Why Chinas Banking Stock is Likely to Fall Further

Published By : 03 Sep 2015 | Published By : QYRESEARCH

The most prominent state-owned banks in China reported a modest growth in earnings during the first half, coupled with another spike in bad loans. 

 

It is not surprising to note a rise in bad loan, given the economic slowdown in the country. However, negative factors have not until now fully reflected in the lenders’ share prices. 

 

Against the backdrop of economic slowdown, sell-off began only in mid-June and took pace during the following months. While, earlier the Chinese stock market was crowded by individual investors, they rushed to sell-off there shares amid a speculative frenzy. 

 

The continuous fall in equity prices will lead to huge losses especially impacting the highly-leveraged investors mostly constituting of corporates and middle-class individuals. 

 

The market crash will certainly impact the consumption and investment demand. The effect of the negative wealth will be gradually felt over the next 6 to 12 months.

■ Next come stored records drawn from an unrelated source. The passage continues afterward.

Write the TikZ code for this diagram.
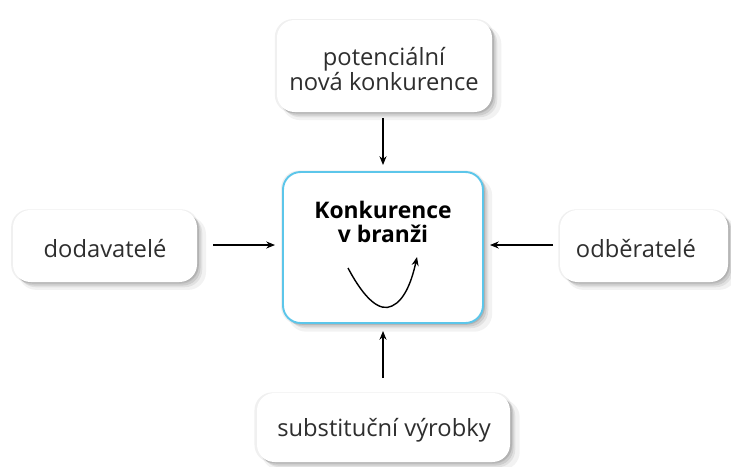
\documentclass[tikz,border=0pt]{standalone}
\usepackage{fontspec}
\setmainfont{Open Sans}
\usetikzlibrary{arrows.meta,shadows}
\definecolor{txt}{HTML}{2E2E2E}
\definecolor{rim}{HTML}{5CC6EA}
\tikzset{
  softshadow/.style={
    drop shadow={shadow xshift=4pt,shadow yshift=-4pt,opacity=.05,fill=black,shadow scale=1.02},
    drop shadow={shadow xshift=3pt,shadow yshift=-3pt,opacity=.07,fill=black},
    drop shadow={shadow xshift=2pt,shadow yshift=-2pt,opacity=.09,fill=black},
    drop shadow={shadow xshift=1pt,shadow yshift=-1pt,opacity=.08,fill=black},
    drop shadow={shadow xshift=0pt,shadow yshift=0pt,opacity=.06,fill=black,shadow scale=1.02}},
  force/.style={draw=none,fill=white,rounded corners=10pt,softshadow},
  label/.style={text=txt,font=\fontsize{13.5}{14.5}\selectfont,align=center,inner sep=0pt},
  core/.style={draw=rim,line width=1.1pt,fill=white,rounded corners=10pt,softshadow},
  push/.style={-{Stealth[length=5pt,width=4pt]},line width=0.6pt,draw=black}
}
\begin{document}
\begin{tikzpicture}[x=0.02cm,y=-0.02cm]
\useasboundingbox (0,0) rectangle (731,467);
% outer forces
\path[force] (277,20) rectangle (492,112);
\node[label] (top) at (384,69) {potenciální\\nová konkurence};
\path[force] (13,210) rectangle (197,282);
\node[label] (left) at (105,249) {dodavatelé};
\path[force] (560,210) rectangle (728,282);
\node[label] (right) at (636,249) {odběratelé};
\path[force] (257,393) rectangle (510,462);
\node[label] (bottom) at (384,430) {substituční výrobky};
% centre box
\path[core] (283,172) rectangle (483,323);
\node[font=\bfseries\fontsize{13}{14}\selectfont,align=center,text=black,inner sep=0pt] (centre) at (383,222) {Konkurence\\v branži};
% U-shaped curve with arrow
\coordinate (u0) at (348,268);
\coordinate (u1) at (417,257);
\draw[-{Stealth[length=5pt,width=4pt]},line width=0.8pt] (u0) .. controls (365,300) and (380,312) .. (392,306) .. controls (405,300) and (412,280) .. (u1);
% arrows into the centre
\coordinate (ta) at (383,118); \coordinate (tb) at (383,165);
\coordinate (la) at (213,245); \coordinate (lb) at (275,245);
\coordinate (ra) at (553,245); \coordinate (rb) at (490,245);
\coordinate (ba) at (383,378); \coordinate (bb) at (383,331);
\draw[push] (ta) -- (tb);
\draw[push] (la) -- (lb);
\draw[push] (ra) -- (rb);
\draw[push] (ba) -- (bb);
\end{tikzpicture}
\end{document}
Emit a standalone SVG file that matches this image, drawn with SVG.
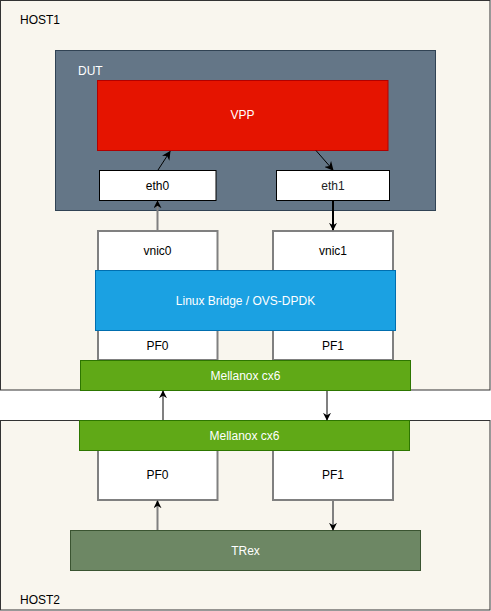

This will be also reflected in the balance sheets and earnings of mainland banks. 

 

To sustain the real economy, the banks might be asked to make sacrifices, under which circumstance the banks will only suffer more. This would further lead to downside of the share prices. 

 

Investors were earlier preferring financial stocks since they were expecting further reforms. Moreover, not much while ago liberalization of the sector was also expected. 

 

However, the market is now shrouded with the worries that the prevalent turmoil in equity and currency markets can impede the pace of reforms. 

 

Hence, the authorities must begin by restoring the market confidence. 

 

The economic slowdown did not bring much good news for China. MSCI has already taken its decision to postpone the inclusion of A-shares from China into a crucial emerging markets index. The unfathomably high valuation of some of the most prominent names that are being sustained by the state is identified as one of the major reasons behind the decision by MSCI.